- **Collected material**
******************************
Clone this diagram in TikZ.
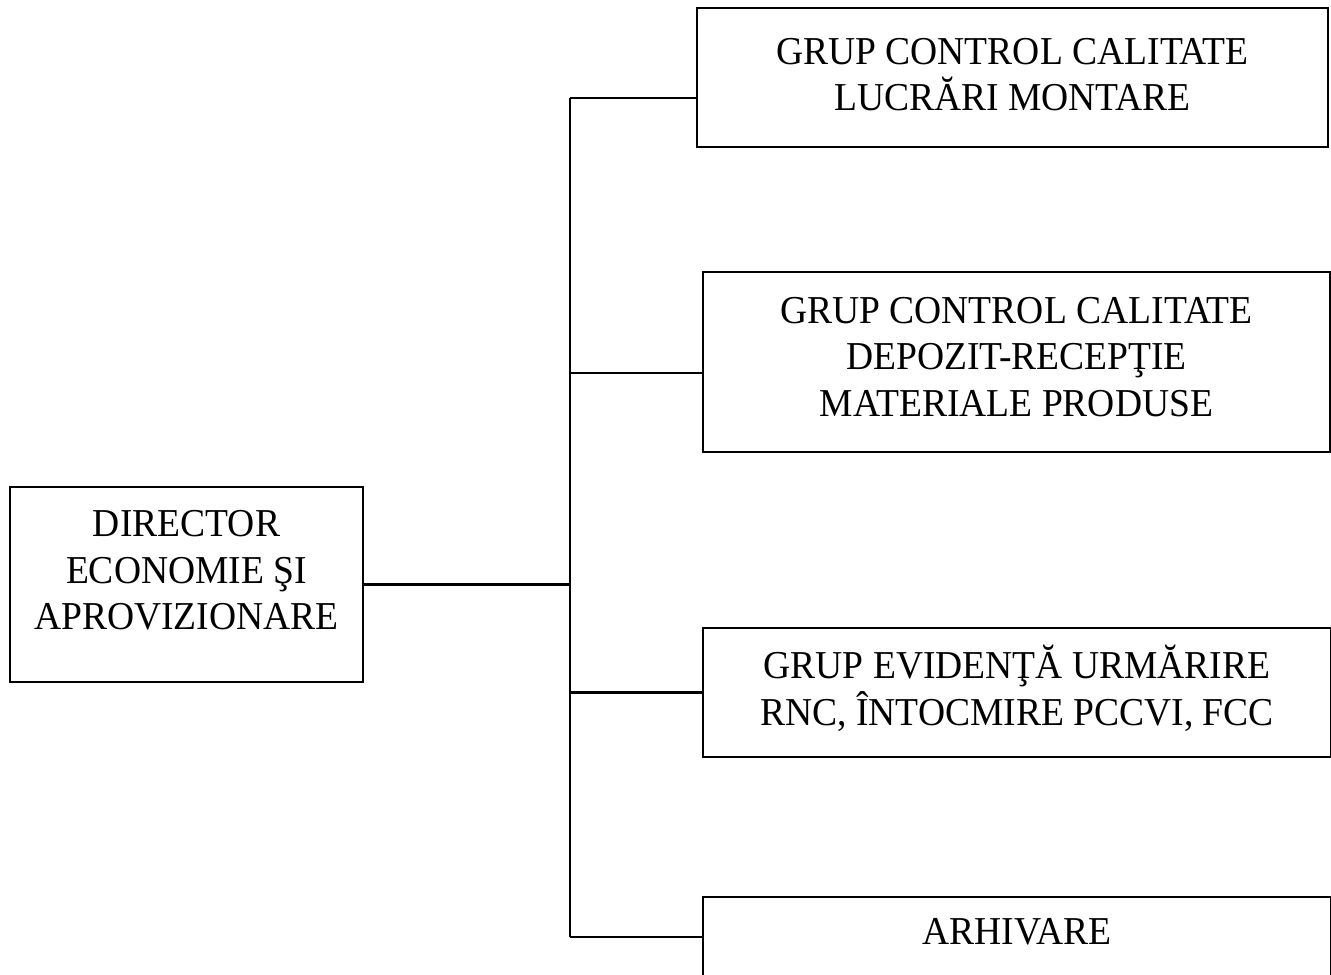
\documentclass[tikz,border=0pt]{standalone}
\usepackage{fontspec}
\setmainfont[FakeStretch=0.95]{Liberation Serif}
\usepackage{tikz}
\tikzstyle{unit}=[draw,rectangle,line width=1.3pt,inner sep=0pt]
\tikzstyle{every label}=[align=center,inner sep=0pt,font=\fontsize{22.5}{26.5}\selectfont]

\begin{document}
\begin{tikzpicture}[x=0.02cm,y=-0.02cm,line width=1.3pt]
	\useasboundingbox (0,0) rectangle (1331,974);
	% casete
	\node [unit,minimum width=353*0.02cm,minimum height=195*0.02cm,
		label={[yshift=14*0.02cm]center:DIRECTOR\\ECONOMIE ŞI\\APROVIZIONARE}] (director) at (186.5,584.5) {};
	\node [unit,minimum width=631*0.02cm,minimum height=139*0.02cm,
		label={[yshift=3*0.02cm]center:GRUP CONTROL CALITATE\\LUCRĂRI MONTARE}] (montare) at (1012.5,77.5) {};
	\node [unit,minimum width=627*0.02cm,minimum height=180*0.02cm,
		label={[yshift=5*0.02cm]center:GRUP CONTROL CALITATE\\DEPOZIT-RECEPŢIE\\MATERIALE PRODUSE}] (depozit) at (1016.5,362) {};
	\node [unit,minimum width=628*0.02cm,minimum height=129*0.02cm,
		label={[yshift=4*0.02cm]center:GRUP EVIDENŢĂ URMĂRIRE\\RNC, ÎNTOCMIRE PCCVI, FCC}] (evidenta) at (1017,692.5) {};
	\node [unit,minimum width=628*0.02cm,minimum height=84*0.02cm,
		label={[yshift=7*0.02cm]center:ARHIVARE}] (arhivare) at (1017,939) {};
	% legaturi
	\coordinate (trunksus) at (570,98);
	\coordinate (trunkdep) at (570,373);
	\coordinate (trunkjos) at (570,937);
	\draw (trunksus) -- (trunkjos);
	\draw (director.east) -- (director.east -| trunksus);
	\draw (trunksus) -- (trunksus -| montare.west);
	\draw (trunkdep) -- (trunkdep -| depozit.west);
	\draw (evidenta.west -| trunksus) -- (evidenta.west);
	\draw (trunkjos) -- (trunkjos -| arhivare.west);
\end{tikzpicture}
\end{document}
******************************
- **Aim of the task**
Drop the images and repeat the data exactly.

- **Response**
Clone this diagram in TikZ.
\documentclass[tikz,border=0pt]{standalone}
\usepackage{fontspec}
\setmainfont[FakeStretch=0.95]{Liberation Serif}
\usepackage{tikz}
\tikzstyle{unit}=[draw,rectangle,line width=1.3pt,inner sep=0pt]
\tikzstyle{every label}=[align=center,inner sep=0pt,font=\fontsize{22.5}{26.5}\selectfont]

\begin{document}
\begin{tikzpicture}[x=0.02cm,y=-0.02cm,line width=1.3pt]
	\useasboundingbox (0,0) rectangle (1331,974);
	% casete
	\node [unit,minimum width=353*0.02cm,minimum height=195*0.02cm,
		label={[yshift=14*0.02cm]center:DIRECTOR\\ECONOMIE ŞI\\APROVIZIONARE}] (director) at (186.5,584.5) {};
	\node [unit,minimum width=631*0.02cm,minimum height=139*0.02cm,
		label={[yshift=3*0.02cm]center:GRUP CONTROL CALITATE\\LUCRĂRI MONTARE}] (montare) at (1012.5,77.5) {};
	\node [unit,minimum width=627*0.02cm,minimum height=180*0.02cm,
		label={[yshift=5*0.02cm]center:GRUP CONTROL CALITATE\\DEPOZIT-RECEPŢIE\\MATERIALE PRODUSE}] (depozit) at (1016.5,362) {};
	\node [unit,minimum width=628*0.02cm,minimum height=129*0.02cm,
		label={[yshift=4*0.02cm]center:GRUP EVIDENŢĂ URMĂRIRE\\RNC, ÎNTOCMIRE PCCVI, FCC}] (evidenta) at (1017,692.5) {};
	\node [unit,minimum width=628*0.02cm,minimum height=84*0.02cm,
		label={[yshift=7*0.02cm]center:ARHIVARE}] (arhivare) at (1017,939) {};
	% legaturi
	\coordinate (trunksus) at (570,98);
	\coordinate (trunkdep) at (570,373);
	\coordinate (trunkjos) at (570,937);
	\draw (trunksus) -- (trunkjos);
	\draw (director.east) -- (director.east -| trunksus);
	\draw (trunksus) -- (trunksus -| montare.west);
	\draw (trunkdep) -- (trunkdep -| depozit.west);
	\draw (evidenta.west -| trunksus) -- (evidenta.west);
	\draw (trunkjos) -- (trunkjos -| arhivare.west);
\end{tikzpicture}
\end{document}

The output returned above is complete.